A quick glance at the catalogue will usually reveal why you've suddenly become as smart as this particular breed specialist.  The Judge is in fact selecting progeny of the same sire, frequently bred by several differant kennels, and not always, but frequently from related dams.  So what's the difference between these breeds and our Boxers?.  Well I believe Boxers suffer from the "Daddy Dog Syndrome".

It is not unusual to have a class of 10-15 Boxers all by different sires from almost as many different bitch lines.   A quick check on several recent catalogues reveals that between 30% and 45% of the entry had different sires.  At one of the more recent shows 69 different sires had been used to produce the 180 exhibits.

This leaves us with two options - either our Boxers have reached such an incredible standard of perfection that almost every male is of sufficient merit to be used at stud, or our breed is in a mess with no particular line or lines emerging to lead the way to better things.   The latter I believe is the case and that is why we so often hear these comments.

Breeding good Boxers is not an easy task, and to breed better boxers is often expensive and heartbreaking.  Very few ever achieve an improvement in their stock and a great many forsake our breed, having ruined the strain with which they started.

The fact that Boxers are such complex and difficult breed in which to maintain steady improvement means that the raw novice should not even think of breeding them.   It requires several years of very keen book learning and observation before breeding should be contemplated.  Even then the shrewd new breeder will seek advice from those who have long breed experience and are still producing good and hopefully better Boxers.   Beware of the experts that "gave up breeding to become judges".  The old saying that an expert is a drip under pressure is even more true in dog breeding.  Successful breeders never give up until forced to by changed circumstances, failing health or even worse.

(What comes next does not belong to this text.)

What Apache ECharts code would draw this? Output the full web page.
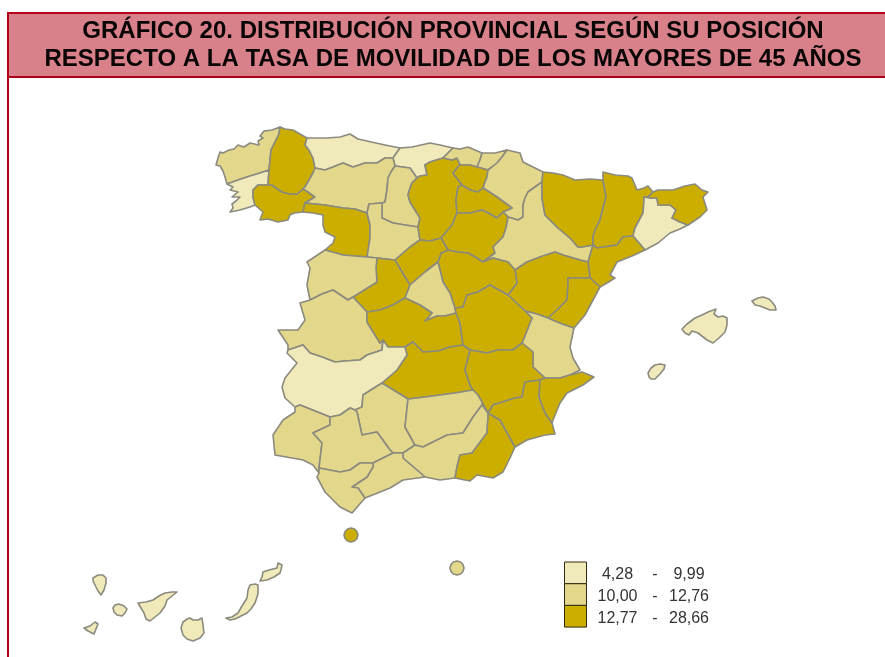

Having shown your dog or bitch for a couple of years or more and hopefully having achieved the status of champion, it then becomes your duty to honestly assess as to whether they are of such quality as to be worthy of being bred.  With males the answer is almost without exception - NO!  Only the exceptional male will achieve improvement in the breed.  Wheras if your female is average quality or better and free of the breed's known health problems, then your bitch is probable capable of playing her part in the breed's future.

Now comes the difficult part choosing a sire most likely to help your bitch to breed better Boxers.  If you are the owner of only the one bitch, forget forever close breeding.

The chances of success are remote as to make it a gamble at best and you can't afford to gamble.   Your task should be to seek out a line bred male, preferable not totally unrelated to your bitch, free from the same faults as your bitch, theat is consistently producing winning stock of the above average quality.   Your only guide to his producing ability will be his show winning progeny.   It's a rough guide at best, but it is all you have.   You have no way of seeing all he produces, he had probable produced much better than you see in the show ring and for sure has produced much worse.

It is most unlikely that the best mate for your bitch is within easy reach.  He could be miles away.  The best place to start your search is of course with the breeder of the bitch.   If they're genuine Boxer lovers and know you are keen to do the right thing, you'll get every possible assistance.   But, if the only suitable dog for your bitch is in the breeder's back yard, ask them why and then make your judgement.

Under no circumstances should you use a male that cannot be inspected safely on a loose lead.  If he cannot be handled safely or he has a crazy agression towards other Boxers, even males, forget him and go elsewhere.  Remember, you will not be able to keep all the pups and those you sell into pet homes must be totally reliable in every way.

Temperament is probable the most inheritable of all traits.  Just as importantly, remember your future show puppy has to inherit the ability to move freely, soundly and very gaily on a loose lead.  Nobody on earth can convert a sad sack into an exciting show dog.

Now most importantly of al, remember that of the 69 sires listed in those breed show catalogues at least 60 will have owners who only want their boy to become a "Daddy Dog".

Don't become a victim of the "Daddy Dog Syndrome".